The scraps of paper that fueled one of the biggest political firestorms in U.S. history were carefully cataloged and made part of the permanent archives of the University of Texas at Austin.
Washington Post reporters Bob Woodward and Carl Bernstein pieced the Watergate story together, bit by bit.
"It's a pretty complete portrait of what happened to us during that two years," says Woodward.
One actual page from Woodward's notebook shows the beginning, noting "five men arrested at Democratic National Headquarters." As later dramatized in a movie, he scribbled those notes when the Watergate burglars were brought into court.
The archives reveal how much the two reporters relied on sources in President Nixon's own party.
"The Republican Party came together, recognized what this president had done, and was really responsible for him leaving office," says Bernstein.
After Nixon resigned, one of his lawyers, Fred Buzhardt, helped them reconstruct what ultimately led the president to step down. And former Sen. Barry Goldwater told them he began to think that Nixon was "off his head."
But nothing in what's been made public so far reveals the identity of their mystery source, nicknamed "Deep Throat."

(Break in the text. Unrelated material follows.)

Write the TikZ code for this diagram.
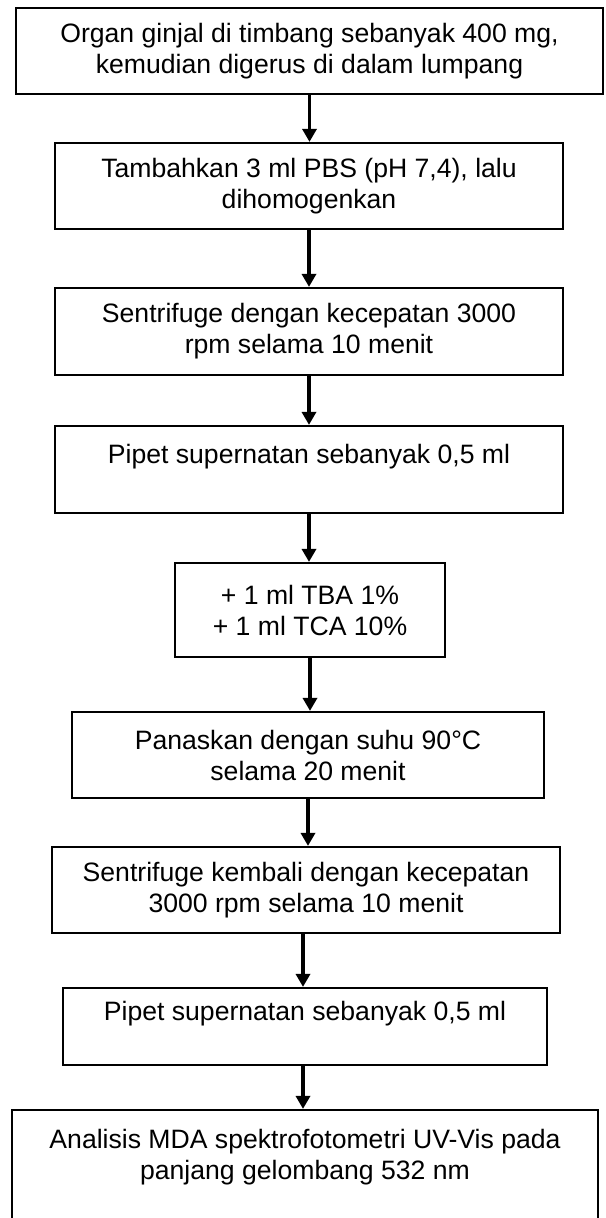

Even so, investigative reporting students and their professor drove from Illinois to be first in line to look for clues.
"We would like to explain, I think, not only who Deep Throat is, but what Deep Throat's role was in Watergate," says professor William Gaines from the University of Illinois Urbana-Champaign.
Though already extensive, the Watergate archives will continue to grow, as sources, including Deep Throat, die, freeing Woodward and Bernstein to reveal yet more secrets.